Novak cites cases of circulation in both directions. He gives a deep analysis of various ‘scene guides’ and map books used to locate and/or imagine obscure locales with crucial musical outputs. This includes both Japanese guides to important local bands, record shops, and venues in American scenes like the Lower East Side, and the same kind of guidance about Japanese scenes offered in publications aimed at Western readers. When seen at a distance through these guides, “These underground record stores and clubs . . . offer the possibility of uncharted local ground beneath the ‘shared’ corporate markers of globalization.” (78)

Ultimately, Novak shows that all of these imaginings of deep reality – maps, recordings, directories – serve to obscure as much as reveal. Instead of a world becoming more transparent through mediated exchange, Novak describes one in which the imaginative tools of representation are constantly deployed in mythologization (self- and otherwise). The map is very definitely not the territory.

In light of this baseline thesis, Novak’s read of the Internet seems less than fully resolved. On the one hand, he suggests that the rise of the internet abolishes the barriers of information that had made Japanese noise so alluringly mysterious in the first place. He quotes an anonymous musician saying “I hate information! Fuck the Internet world!” (216) and implicitly discounts the idea that anything could be “hard-to-find” once it was on the internet. But Novak acknowledges that there is still a substantial linguistic and infrastructural barrier between Japanese and English sites on the Internet, suggesting a larger point that he doesn’t quite get to: that the Internet itself can certainly still be mysterious, full of secrets and limits, and subject to symbolic misrepresentation.

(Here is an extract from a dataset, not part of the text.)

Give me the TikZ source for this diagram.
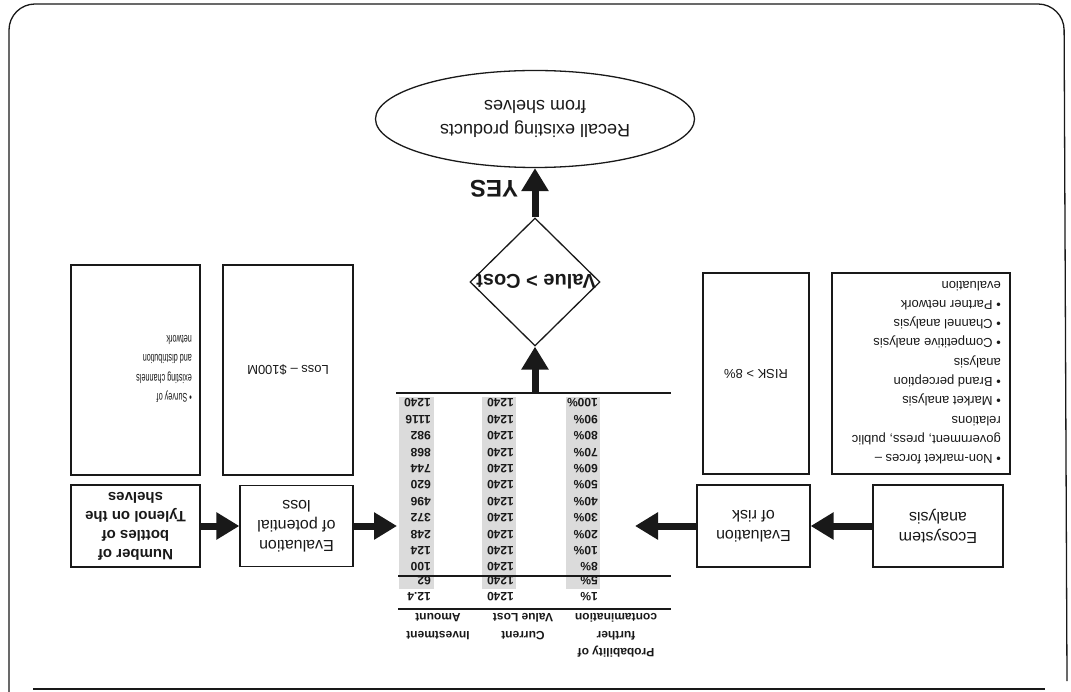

Being available on the internet doesn’t quite, as he seems to suggest, equal a mystery-destroying Total Information Awareness.

There are some crucial musicological insights here. Novak’s most profound assertion comes when, after tracing only a few of the many paths of influence that spread Noise around the world, he asserts that these “stories do not reflect a linear chain of historical influence.” Instead, he argues that noise musicians’ various discoveries of the magic of electronic feedback “occur through common accidents and mistakes, as separate individuals find new ways of overloading machines on their own.” (153) This posits Noise as a kind of constant undertone of electronic sound cultures, ever-present and waiting to be uncovered and rediscovered. Even more radical in the context of contemporary academic discourse, Novak cites the idea that “noise cannot be tied to any particular cultural location but is instead the product of individual difference,” (153), the tendency of certain individuals to drop out and defy.

Given his willingness to engage with individual creativity and difference, Novak makes one regrettable omission. While he does a great job of examining Noise both as a case of media circulation and as a global artistic community, he gives relatively short shrift to noise as Art proper. Though it’s easy to frame noise as an ‘organic’ outgrowth of popular and street-level music like punk and heavy metal, it’s also clearly aesthetically linked to other forms of absurdism and detournement. Dada is mentioned in a discussion of the Boredoms’ early work, and the Futurists pop up once or twice, but, in the course of his analysis of its recording, circulation, and feedback, the author never really unpacks the artistic stakes of Noise’s confrontational ethos.

Like most of the books about music from the great editors at Duke, Japanoise is much more than a book about a genre. Though Noise’s formal characteristics and intentional obscurity make it immediately suited to discussions of global circulation and mis-reception, the mode of analysis is transferable to almost any genre. Novak still unfortunately struggles with the idea that increasingly efficient digital media might not have completely eliminated all mystery from the world of culture, but his basic point stands – that whatever our power to record and transmit our sound and image, the gap between performance and reception will always remain a playground of the imagination.